The story of the handsome African American/Mexican’s story won’t be news to many of our Southern Californian counterparts. There’s even been a day to commemorate the great man, held at the Santa Monica pier. But for those unfamiliar with the tale of LA county’s trailblazing (for once, an apt use of the cliché) black surfer, here’s some of the most interesting vignettes from the documentary up top, funded, somewhat strangely, by Nike.

Nick was a Santa Monica local, spending most of his time at the “Inkwell”, a piece of segregated sand just up the beach from the infamous pier. Nick became enamoured with the ocean and learned to bodysurf, and when local lifeguard (soon to become big wave pioneer/counter culture icon) Buzzy Trent saw him whomping he told him to start surfing proper. Once Nick had picked it up, his focus turned to the jewel in the LA surf crown: Malibu. Nick used to paddle 12 miles to surf Malibu (many have considered it whilst sat in traffic on the PCH) because a black guy carting a surf craft on land was problematic. Stop and consider that for a moment.

 

Gabaldón counted a smattering of genuine surfing treasures amongst his peers: Buzzy, Peter Cole, Mickey Munoz, who said: “I guess it was unique that Nick was black, but I don’t think that anyone really thought that much about it. I think what really mattered was that he was a good guy and he surfed.” And those still living wax lyrical about his surfing prowess and genuine personality.
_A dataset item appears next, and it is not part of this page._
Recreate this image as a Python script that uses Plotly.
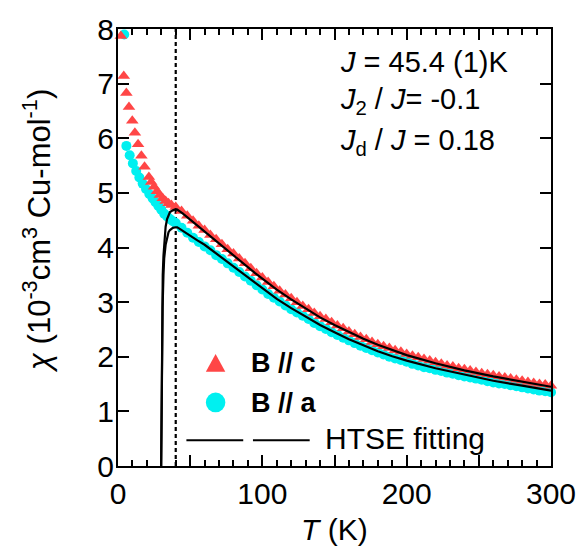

Ultimately Nick met his end in the most core 40s surf manner imaginable, drowning after hitting a pylon whilst trying to shoot the pier on a big south swell, and it’s touching how choked up recalling his death still makes the interviewees in the film, even after all these years. Makes you think what surfing could have been like with a bona fide black figure amongst the sport’s founding fathers.